What you are asked to do:
Give back the full listing verbatim, apart from its images.

:::

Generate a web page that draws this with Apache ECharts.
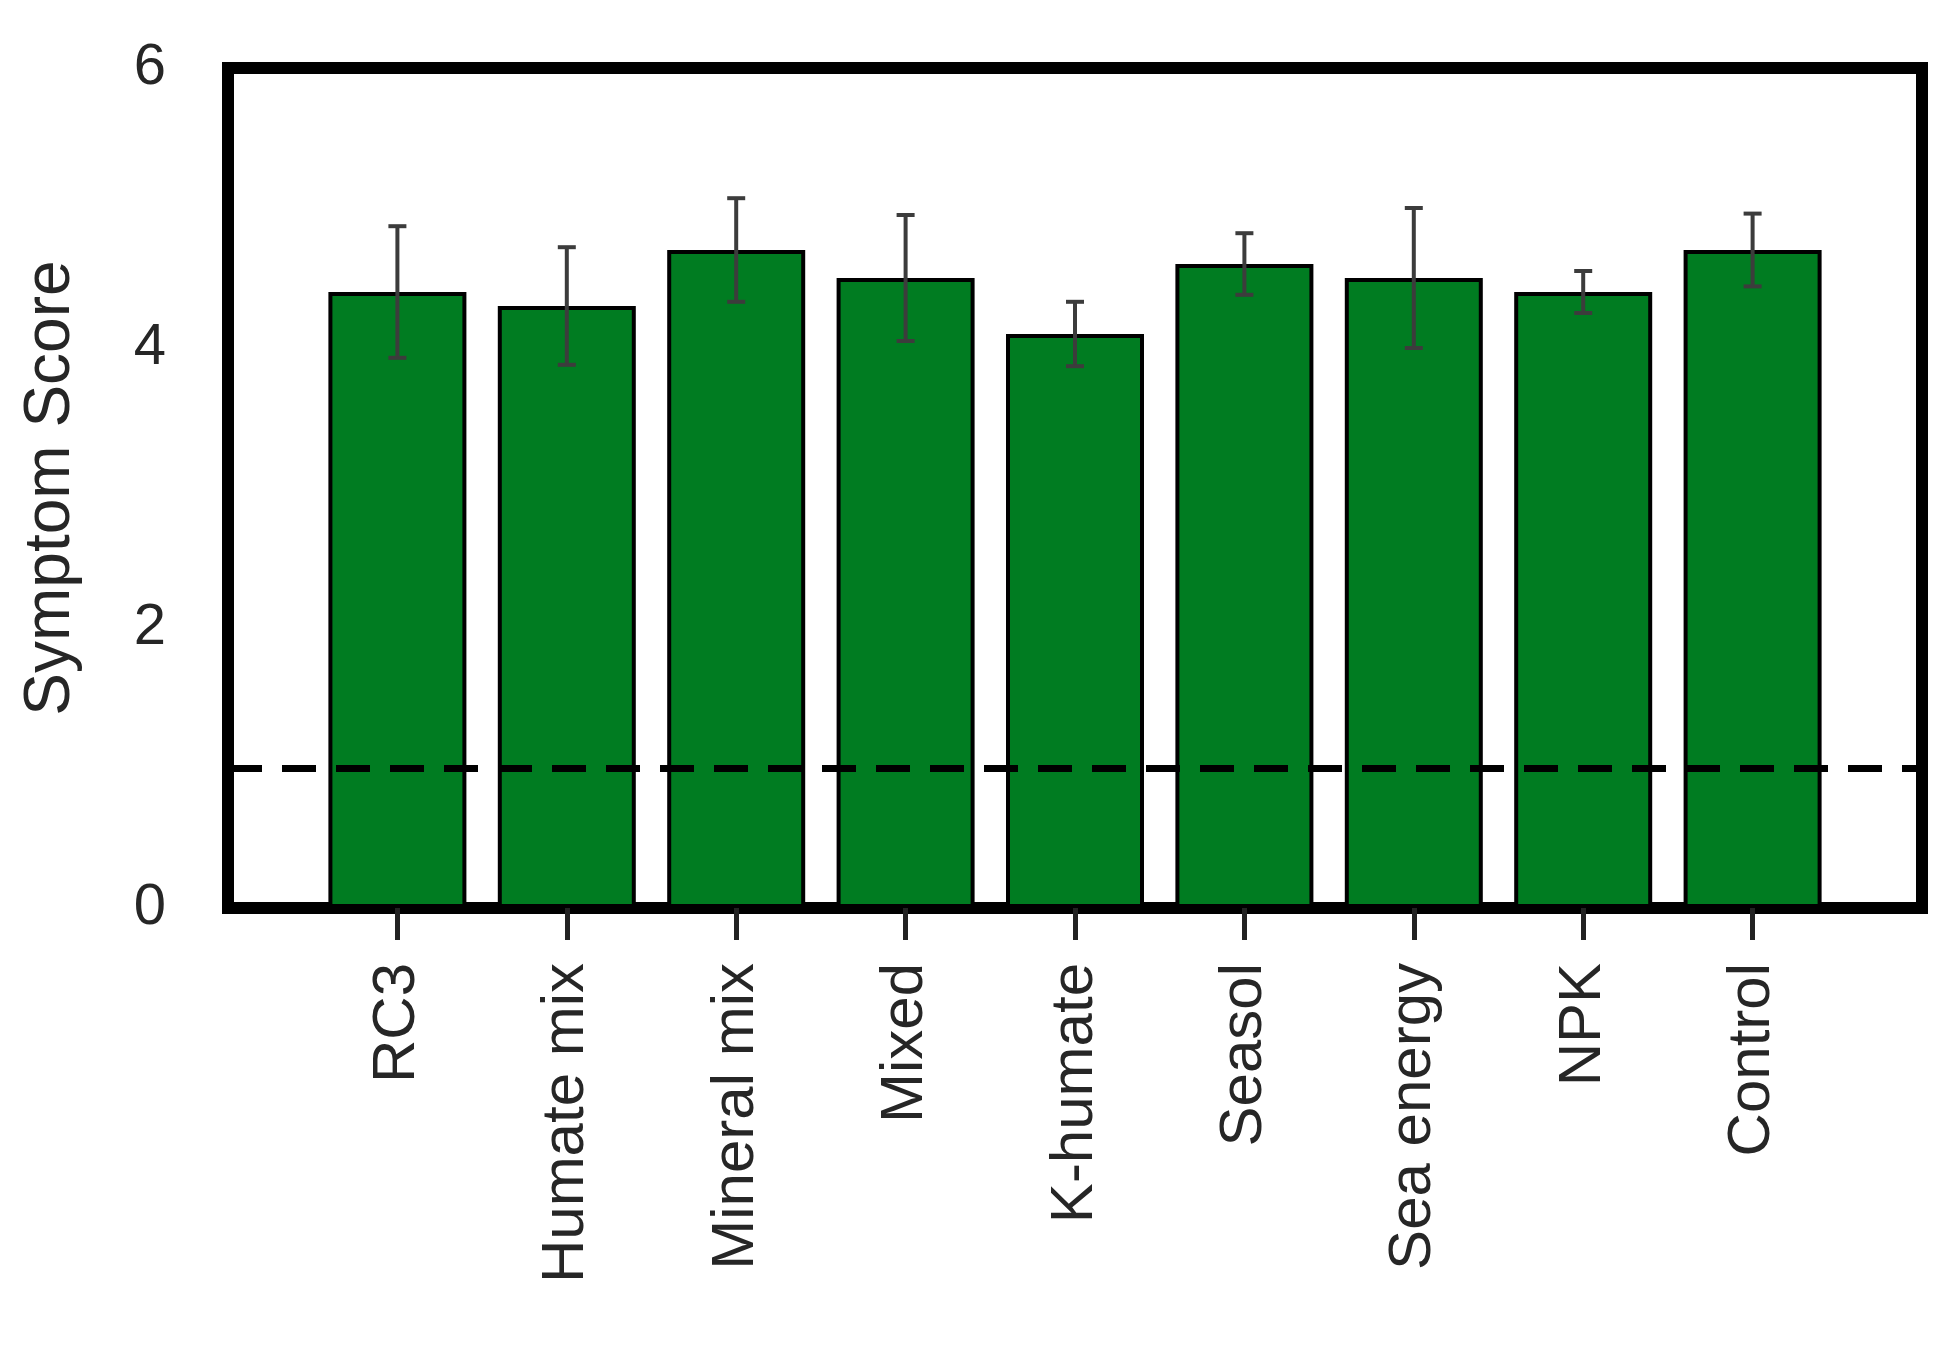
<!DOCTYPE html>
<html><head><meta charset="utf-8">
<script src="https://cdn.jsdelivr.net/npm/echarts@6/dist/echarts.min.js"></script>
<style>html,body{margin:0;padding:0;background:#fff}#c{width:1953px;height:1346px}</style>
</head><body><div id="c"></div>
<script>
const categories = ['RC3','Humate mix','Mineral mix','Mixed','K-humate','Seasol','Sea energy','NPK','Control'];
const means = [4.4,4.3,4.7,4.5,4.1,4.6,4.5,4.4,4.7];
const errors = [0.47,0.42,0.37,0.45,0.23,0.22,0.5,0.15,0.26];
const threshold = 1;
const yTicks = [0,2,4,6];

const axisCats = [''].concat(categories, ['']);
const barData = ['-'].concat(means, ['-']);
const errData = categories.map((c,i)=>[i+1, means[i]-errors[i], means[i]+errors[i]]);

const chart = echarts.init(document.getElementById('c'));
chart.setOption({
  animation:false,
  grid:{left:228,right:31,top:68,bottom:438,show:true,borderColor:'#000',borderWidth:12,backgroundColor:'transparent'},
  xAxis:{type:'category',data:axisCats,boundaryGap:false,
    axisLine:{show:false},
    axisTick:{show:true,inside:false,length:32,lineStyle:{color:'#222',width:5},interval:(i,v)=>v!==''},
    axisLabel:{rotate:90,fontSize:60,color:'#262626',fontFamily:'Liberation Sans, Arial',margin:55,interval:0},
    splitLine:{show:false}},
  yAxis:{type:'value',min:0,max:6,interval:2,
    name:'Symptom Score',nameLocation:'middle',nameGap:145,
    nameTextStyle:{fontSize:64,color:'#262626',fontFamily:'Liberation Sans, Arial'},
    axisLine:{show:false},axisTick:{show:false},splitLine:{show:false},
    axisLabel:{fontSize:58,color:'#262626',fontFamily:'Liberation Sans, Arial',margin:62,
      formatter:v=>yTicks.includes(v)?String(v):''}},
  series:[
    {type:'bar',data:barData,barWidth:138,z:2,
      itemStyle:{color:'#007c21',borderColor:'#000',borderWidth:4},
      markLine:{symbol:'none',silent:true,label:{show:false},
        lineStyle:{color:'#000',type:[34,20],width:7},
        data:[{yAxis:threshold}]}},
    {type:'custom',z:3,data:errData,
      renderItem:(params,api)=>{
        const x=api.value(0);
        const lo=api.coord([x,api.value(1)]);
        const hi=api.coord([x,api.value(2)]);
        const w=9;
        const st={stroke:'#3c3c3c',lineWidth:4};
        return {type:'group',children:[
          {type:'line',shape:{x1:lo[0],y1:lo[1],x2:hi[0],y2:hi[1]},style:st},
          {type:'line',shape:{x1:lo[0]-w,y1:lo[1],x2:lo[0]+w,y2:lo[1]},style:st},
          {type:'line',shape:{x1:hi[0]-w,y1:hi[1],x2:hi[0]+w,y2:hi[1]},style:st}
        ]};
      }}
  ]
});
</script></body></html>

:::

Answer to the task:
Generate a web page that draws this with Apache ECharts.
<!DOCTYPE html>
<html><head><meta charset="utf-8">
<script src="https://cdn.jsdelivr.net/npm/echarts@6/dist/echarts.min.js"></script>
<style>html,body{margin:0;padding:0;background:#fff}#c{width:1953px;height:1346px}</style>
</head><body><div id="c"></div>
<script>
const categories = ['RC3','Humate mix','Mineral mix','Mixed','K-humate','Seasol','Sea energy','NPK','Control'];
const means = [4.4,4.3,4.7,4.5,4.1,4.6,4.5,4.4,4.7];
const errors = [0.47,0.42,0.37,0.45,0.23,0.22,0.5,0.15,0.26];
const threshold = 1;
const yTicks = [0,2,4,6];

const axisCats = [''].concat(categories, ['']);
const barData = ['-'].concat(means, ['-']);
const errData = categories.map((c,i)=>[i+1, means[i]-errors[i], means[i]+errors[i]]);

const chart = echarts.init(document.getElementById('c'));
chart.setOption({
  animation:false,
  grid:{left:228,right:31,top:68,bottom:438,show:true,borderColor:'#000',borderWidth:12,backgroundColor:'transparent'},
  xAxis:{type:'category',data:axisCats,boundaryGap:false,
    axisLine:{show:false},
    axisTick:{show:true,inside:false,length:32,lineStyle:{color:'#222',width:5},interval:(i,v)=>v!==''},
    axisLabel:{rotate:90,fontSize:60,color:'#262626',fontFamily:'Liberation Sans, Arial',margin:55,interval:0},
    splitLine:{show:false}},
  yAxis:{type:'value',min:0,max:6,interval:2,
    name:'Symptom Score',nameLocation:'middle',nameGap:145,
    nameTextStyle:{fontSize:64,color:'#262626',fontFamily:'Liberation Sans, Arial'},
    axisLine:{show:false},axisTick:{show:false},splitLine:{show:false},
    axisLabel:{fontSize:58,color:'#262626',fontFamily:'Liberation Sans, Arial',margin:62,
      formatter:v=>yTicks.includes(v)?String(v):''}},
  series:[
    {type:'bar',data:barData,barWidth:138,z:2,
      itemStyle:{color:'#007c21',borderColor:'#000',borderWidth:4},
      markLine:{symbol:'none',silent:true,label:{show:false},
        lineStyle:{color:'#000',type:[34,20],width:7},
        data:[{yAxis:threshold}]}},
    {type:'custom',z:3,data:errData,
      renderItem:(params,api)=>{
        const x=api.value(0);
        const lo=api.coord([x,api.value(1)]);
        const hi=api.coord([x,api.value(2)]);
        const w=9;
        const st={stroke:'#3c3c3c',lineWidth:4};
        return {type:'group',children:[
          {type:'line',shape:{x1:lo[0],y1:lo[1],x2:hi[0],y2:hi[1]},style:st},
          {type:'line',shape:{x1:lo[0]-w,y1:lo[1],x2:lo[0]+w,y2:lo[1]},style:st},
          {type:'line',shape:{x1:hi[0]-w,y1:hi[1],x2:hi[0]+w,y2:hi[1]},style:st}
        ]};
      }}
  ]
});
</script></body></html>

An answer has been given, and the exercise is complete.